Before Sa’idu was killed, two fellowship leaders heard the Fulani herdsmen say, “Just deny Christ. Just become a Muslim and we will not kill you.” Sa’idu responded by saying, “Christ loves you, too. Even if you beat me, I forgive you.”
Dawo misses his brother, but he also sees a renewed faith in Christ among his believing relatives.
“The fellowship mourn him, but at the end of the day they say they want to see him one day and they are telling their children, ‘You want to see him again? You have to live the life of Christ. You have to die for Him and live for Him. So don’t deny Him; just hold Christ to the end.’ Now their goal is, ‘I want to be like him. I want to live like him.’”
His sister-in-law shares the same joy, praying that she will never lose her children to Islam.
“My comfort is my children growing up in Christ,” she told Dawo.

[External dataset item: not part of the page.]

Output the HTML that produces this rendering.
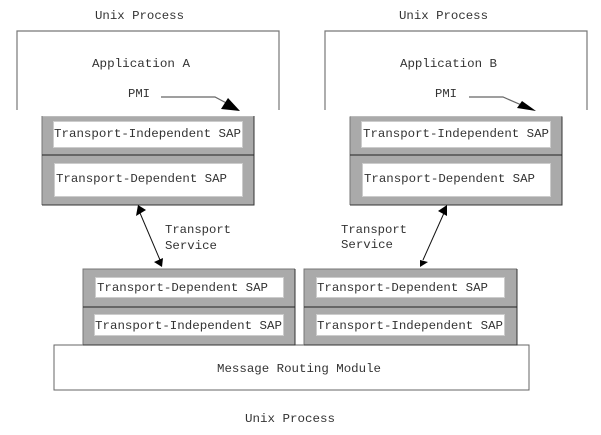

After the attack, members of the fellowship spent three weeks hiding in the mountains. With Dawo’s help, VOM provided relief items such as food, blankets and shelter. The fellowship has since split into five camps and relocated to new areas within Bauchi state, but they still gather as a community for Bible study and fellowship.
Although they know additional attacks will occur, they wouldn’t think of leaving.
“To them, if they start running away from those who are persecuting them, how will they know Christ?” Dawo said. “They want to live a life that those people can ask them [questions]; they want to live in a community where they can be close to those people.”
Standing with Them
Dawo serves the Fulani people. Within his fellowship network, VOM has helped distribute everything from cellphones and methods of transportation to clothing and blankets to fertilizer and cows. In addition, VOM distributed more than 3,000 audio Bibles among the largely illiterate Fulani, with plans to distribute more in the coming years.
VOM has also helped support Dawo’s sister-in-law since Sa’idu’s murder. Dawo said he hopes readers of The Voice of the Martyrs will pray for her and her four children.
“If I can tell her a lot of people are praying for them, this is more than any support they can ever get,” he said.
Even the most basic project VOM undertakes for Fulani believers is seen as a huge blessing. A believer who received rice told Dawo it meant everything to him.
“When they see the rice they spend the whole night crying, because rice is the best issue that you can get,” he explained. “Some spend five years without even seeing rice.”
While VOM’s aid improves their health and well-being, it does even more for their faith.
“The more they are getting persecuted, the more they are getting stronger,” Dawo said. “In fact, when they saw the support they got from The Voice of the Martyrs, it encouraged their faith more than anything knowing that other people are praying for them. They didn’t even know that. It really, really encouraged them.”
Dawo said he is encouraged by believers in the United States, where he understands that Christians face many temptations. He hopes they will continue to pray for the persecuted church in Nigeria.
“I can tell the brothers and sisters [in the United States] they should not give up,” he said. “I really want to see their faces one day. Maybe I will never get a chance to see anyone who is praying for me, but I want to see them one day after leaving this body. Christ said in Him we have happiness, but in the world we can have persecution. We should always learn that we have happiness in Him. What I would tell [believers in the United States] is they should continue to pray for us. We are praying for them, too.”